N2-H2 capacitively coupled radio-frequency discharges at low pressure. Part II. Modelling results: the relevance of plasma-surface interaction

TL;DR

This study models low-pressure N2-H2 RF discharges, emphasizing the critical role of plasma-surface interactions, especially surface ammonia production, in influencing discharge chemistry and electrical properties.

Contribution

It introduces a hybrid simulation approach that integrates plasma dynamics with detailed surface chemistry, highlighting the importance of plasma-surface interactions in low-pressure discharges.

Findings

Surface ammonia production significantly affects discharge chemistry.

Secondary electron emission impacts electrical parameters.

Plasma-surface interactions are crucial at low pressures.

Abstract

In this work, we present the results of simulations carried out for N2-H2 capacitively coupled radio-frequency discharges, running at low pressure (0.3-0.9 mbar), low power (5-20 W), and for amounts of H2 up to 5 pct. Simulations are performed using a hybrid code that couples a two-dimensional time-dependent fluid module, describing the dynamics of the charged particles in the discharge, to a zero-dimensional kinetic module, that solves the Boltzmann equation and describes the production and destruction of neutral species.
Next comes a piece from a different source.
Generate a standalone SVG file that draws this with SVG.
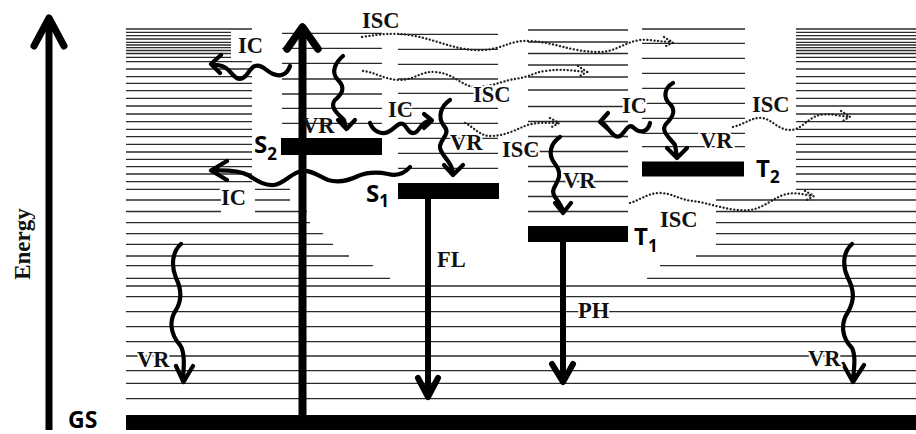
<svg xmlns="http://www.w3.org/2000/svg" width="916" height="434" viewBox="0 0 916 434">
<style>
.lv{stroke:#2b2b2b;stroke-width:1.3;fill:none}
.w{stroke:#000;stroke-width:4.2;fill:none;stroke-linecap:round;stroke-linejoin:round}
.d{stroke:#222;stroke-width:2.3;fill:none;stroke-dasharray:0.1 3.5;stroke-linecap:round}
.big{stroke:#000;fill:none;stroke-linecap:round;stroke-linejoin:round}
.sh{stroke:#000;fill:none;stroke-linecap:butt}
.lb{font-family:"Liberation Serif","Times New Roman",serif;font-weight:bold;font-size:22.5px;fill:#111;paint-order:stroke;stroke:#fff;stroke-width:4px;stroke-linejoin:round}
.nh{stroke:none}
.st{font-family:"Open Sans","Liberation Sans",sans-serif;font-weight:bold;font-size:24px;fill:#000}
.sub{font-size:17px}
</style>
<rect width="916" height="434" fill="#fff"/>
<g id="levels">
<path class="lv" d="M126 29H252M126 32.3H231M126 35.7H231M126 39H231M126 42.3H231M126 45H231M126 47.7H231M126 50.5H231M126 53.5H231M126 57.3H231M126 61.7H252M126 69H252M126 76.7H252M126 83.3H252M126 90.7H252M126 98.3H252M126 106H252M126 114H252M126 121.7H252M126 129.3H252M126 136.7H252M126 144.3H252M126 152H252M126 159.3H252M126 166.7H252M126 174H252M126 181.7H252M126 189.3H221M255 189.3H290M126 200H221M255 200H290M126 211.5H221M255 211.5H307M126 222.7H310M126 233.7H323M126 244.3H333M126 256H349M126 265.7H373M126 278.3H390"/>
<path class="lv" d="M796 29H916M796 32.3H916M796 35.7H916M796 39H916M796 42.3H916M796 45H916M796 47.7H916M796 50.5H916M796 53.5H916M796 57.3H916M796 61.7H916M796 69H916M796 76.7H916M796 83.3H916M796 90.7H916M796 98.3H916M796 106H916M796 114H916M796 121.7H916M796 129.3H916M796 136.7H916M796 144.3H916M796 152H916M796 159.3H916M796 166.7H916M796 174H916M796 181.7H916M796 189.3H916M716 200H916M716 211.5H916M716 222.7H916M716 233.7H916M716 244.3H916M696 256H916M660 265.7H916M647 278.3H916"/>
<path class="lv" d="M282 33.3H382M282 48.3H382M282 63.3H382M282 79H382M282 94H382M282 108.3H382M282 123.3H382"/>
<path class="lv" d="M398 34.3H498M398 49.3H498M398 64.3H498M398 79H498M398 93.3H498M398 108.3H498M398 123.3H498M398 138.3H498M398 153.3H498M398 168.3H498"/>
<path class="lv" d="M528 30H628M528 42H628M528 53.5H628M528 65H628M528 77H628M528 90H628M528 106.5H628M528 121.5H628M528 136.5H628M528 151.5H628M528 166.5H628M528 181.5H628M528 196.5H628M528 211.5H628"/>
<path class="lv" d="M642 29H745M642 43.3H745M642 58.3H745M642 73.3H745M642 88.3H745M642 103.3H745M642 118.3H745M642 133.3H745M642 146.7H745"/>
<path class="lv" d="M126 286H916M126 296.7H916M126 311.7H916M126 326.7H916M126 341.7H916M126 356H916M126 370.7H916M126 383.3H916M126 398.7H916"/>
</g>
<g id="energy-axis">
<path class="sh" stroke-width="7" d="M49 430V20"/>
<path class="big" stroke-width="7" d="M34 46L49 18L64 46"/>
<text x="30" y="244" text-anchor="middle" transform="rotate(-90 30 244)" style="font-family:'Liberation Serif','Times New Roman',serif;font-weight:bold;font-size:23px;fill:#111">Energy</text>
</g>
<g id="GS">
<rect x="126" y="415" width="790" height="15" fill="#000"/>
<text class="st" x="68" y="428" style="font-size:23px">GS</text>
</g>
<g id="S2">
<rect x="281" y="138" width="101" height="17" fill="#000"/>
<text class="st" x="254" y="153">S<tspan class="sub" dy="7">2</tspan></text>
</g>
<g id="S1">
<rect x="398" y="183" width="101" height="16" fill="#000"/>
<text class="st" x="366" y="202">S<tspan class="sub" dy="5">1</tspan></text>
</g>
<g id="T1">
<rect x="528" y="226" width="100" height="16" fill="#000"/>
<text class="st" x="634" y="245">T<tspan class="sub" dy="6.5">1</tspan></text>
</g>
<g id="T2">
<rect x="642" y="161.5" width="102" height="15" fill="#000"/>
<text class="st" x="756" y="177">T<tspan class="sub" dy="5.5">2</tspan></text>
</g>
<g id="connectors">
<path class="sh" stroke-width="8" d="M302.5 430V30"/>
<path class="big" stroke-width="7.5" d="M287 49L302.5 27L318 49"/>
<path class="sh" stroke-width="6" d="M428 199V394"/>
<path class="big" stroke-width="6" d="M418 378L428 397L438 378"/>
<path class="sh" stroke-width="6" d="M563 242V379"/>
<path class="big" stroke-width="6" d="M552 364L563 382L573 364"/>
<path class="w" d="M290 66C287 75 280 77 273 74C266 71 262 64 255 66C249 68 247 79 240 79C233 79 230 68 222 66L213 64M221 55L211 64L220 73"/>
<path class="w" d="M410 167C404 174 396 176 388 174C378 172 368 172 358 176C348 181 338 183 328 180C318 176 312 170 302 171C292 172 284 184 274 185C264 186 256 180 248 175C240 171 230 170 214 170.5M227 161L211 170.5L227 180"/>
<path class="w" d="M343 56C336 62 330 72 338 80C346 88 342 94 335 100C329 107 338 114 344 120L346 128M338 120L346.5 129L355 120"/>
<path class="w" d="M370 123C373 131 381 135 388 132C395 129 398 122 403 124C408 127 408 134 414 133C420 132 420 122 429 121M424 114L432 120.5L424 128"/>
<path class="w" d="M450 100C441 106 437 117 444 126C451 134 441 138 440 146C439 155 452 160 453 173M444 165L453 175L463 165"/>
<path class="w" d="M560 137C551 143 547 154 555 164C563 174 558 180 554 188C550 196 560 200 563 211M555 203L563 213L571 203"/>
<path class="w" d="M650 123C648 132 640 134 634 128C628 122 625 133 620 136C614 139 610 130 604 124M608 113L600 122L609 130"/>
<path class="w" d="M673 83C664 88 663 98 670 104C677 111 672 118 666 124C660 131 670 138 675 145L677 157M667 148L677 158L687 148"/>
<path class="w" d="M181 244C172 252 171 266 176 278C182 290 182 300 176 310C169 320 170 334 180 345C185 352 184 365 183 380M176 366L183.5 382L193 366"/>
<path class="w" d="M852 244C843 252 842 266 848 278C854 290 855 300 848 312C840 324 842 338 852 348C856 356 854 368 853 381M843 364L853 382L864 365"/>
<path class="d" d="M362 37C385 33 400 33 415 36C440 41 460 52 485 50C505 48 510 40 530 41C555 42 570 52 600 52C615 52 625 42 640 40C650 39 660 42 672 42M664 37L673 42.5L664 47"/>
<path class="d" d="M363 71C375 72 385 80 400 80C415 80 420 71 435 72C455 73 462 88 478 87C495 86 505 80 515 79C530 77 535 72 545 71C560 69 570 70 585 72M578 66L587 72L578 77"/>
<path class="d" d="M465 123C475 128 480 136 490 136C505 136 515 130 525 126C535 122 545 123 558 123M550 118L559 123L550 128"/>
<path class="d" d="M733 127C745 124 752 117 762 118C772 119 778 130 790 130C802 130 808 117 820 115C830 113 840 116 849 117M841 111L850 116.5L841 122"/>
<path class="d" d="M630 203C640 200 648 193 660 193C672 193 680 200 693 201C710 203 730 212 750 210C765 208 775 196 787 194C797 192 805 195 813 196M805 191L814 196L805 201"/>
</g>
<g id="labels">
<text class="lb" x="362" y="28">ISC</text>
<text class="lb" x="238" y="53">IC</text>
<text class="lb" x="473" y="102">ISC</text>
<text class="lb" x="388" y="117">IC</text>
<text class="lb nh" x="302" y="133">VR</text>
<text class="lb" x="450" y="150">VR</text>
<text class="lb" x="502" y="157">ISC</text>
<text class="lb" x="563" y="188">VR</text>
<text class="lb" x="622" y="113">IC</text>
<text class="lb" x="700" y="148">VR</text>
<text class="lb" x="752" y="112">ISC</text>
<text class="lb" x="660" y="227">ISC</text>
<text class="lb" x="221" y="205">IC</text>
<text class="lb" x="437" y="267">FL</text>
<text class="lb" x="578" y="318">PH</text>
<text class="lb" x="137" y="367">VR</text>
<text class="lb" x="808" y="366">VR</text>
</g>
</svg>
The model accounts for the production of several vibrationally and electronic excited states, and contains a detailed surface chemistry that includes recombination processes and the production of NHx molecules. The results obtained highlight the relevance of the interactions between plasma and surface, given the role of the secondary electron emission in the electrical parameters of the discharge and the critical importance of the surface production of ammonia to the neutral and ionic chemistry of the discharge.